I cannot believe how quickly this semester has come and gone. Throughout the class we have reflected after each lesson that we taught. It’s interesting to see where we started at the beginning of the semester compared to how far we have come. In this lesson specifically I felt more comfortable teaching and I think this is because I’ve been given several opportunities to teach throughout the semester. I don’t necessarily think that teaching became easier, but I definitely felt more comfortable in a classroom setting and for this I thank my classmates and Dr. Nagle.
In this lesson we began by reviewing angle bisectors. I had students complete a worksheet that required them to find several missing angle bisectors. After the class finished the worksheet and we reviewed the answers we moved on to the activity. The activity was more of an exploration, it had students create a triangle, incenter, and incircle. Students were required to look up the definition of an incenter, which states that if all three angles in a triangle are bisected and those lines are extended, the intersection of those three bisecting angles is called the incenter. I think I should have stopped students at this point in the lesson to make sure that they had all found the same answer/definition online to make the lesson more clear and make sure students were not mislead. If I were to re-teach the lesson I would also have students label the measurements of the bisecting angles within the triangle. This would be so when students are moving any vertex of the triangle they can still see that the angles are still bisecting angles. However, I thought the directions for the activity were clear and easy to read. I also think the students were engaged throughout the lesson. I was able to hear from every student and for the closing problem a student was able to present her work with the class using the document camera. We concluded the class by restating what an incenter and incircle are. I collected the students activities and closing problem to look over their work. To improve the lesson I would add a more formal form of assessment, maybe by using string and have the class (multiple students) construct an incenter/incircle within a triangle on the bulletin board in the classroom.
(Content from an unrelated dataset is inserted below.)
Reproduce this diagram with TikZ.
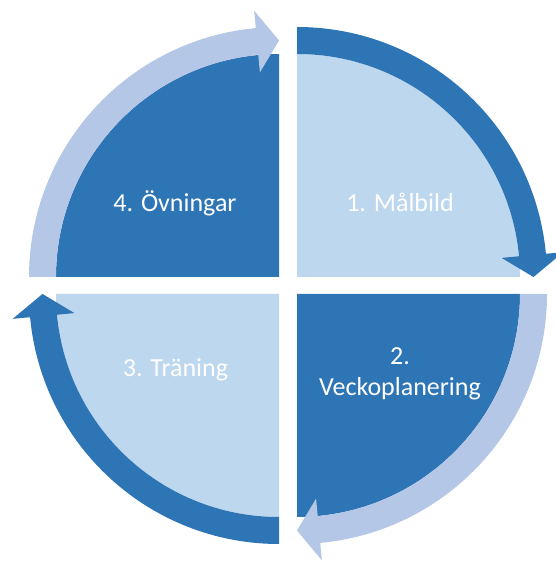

I’m surprised to see the difference from where I began to where I’ve come. When I taught my first lesson I was more focused on presenting the content and using appropriate academic language (mathematical terms). However, at this point I think more about how I will ask the students questions and how little information I can provide so the students can discover more for themselves. It’s also important to think about when I will ask the questions and what questions I will ask students. I still need to consider what adaptions need to be made throughout the lesson, i.e. when students aren’t at the same level and some complete the task much earlier than others, I should have something ready to ask or for those students to complete while other students are still finishing the problem. The feedback I’ve received throughout class has helped me tremendously, not only from my professor but also from my peers. Thank you!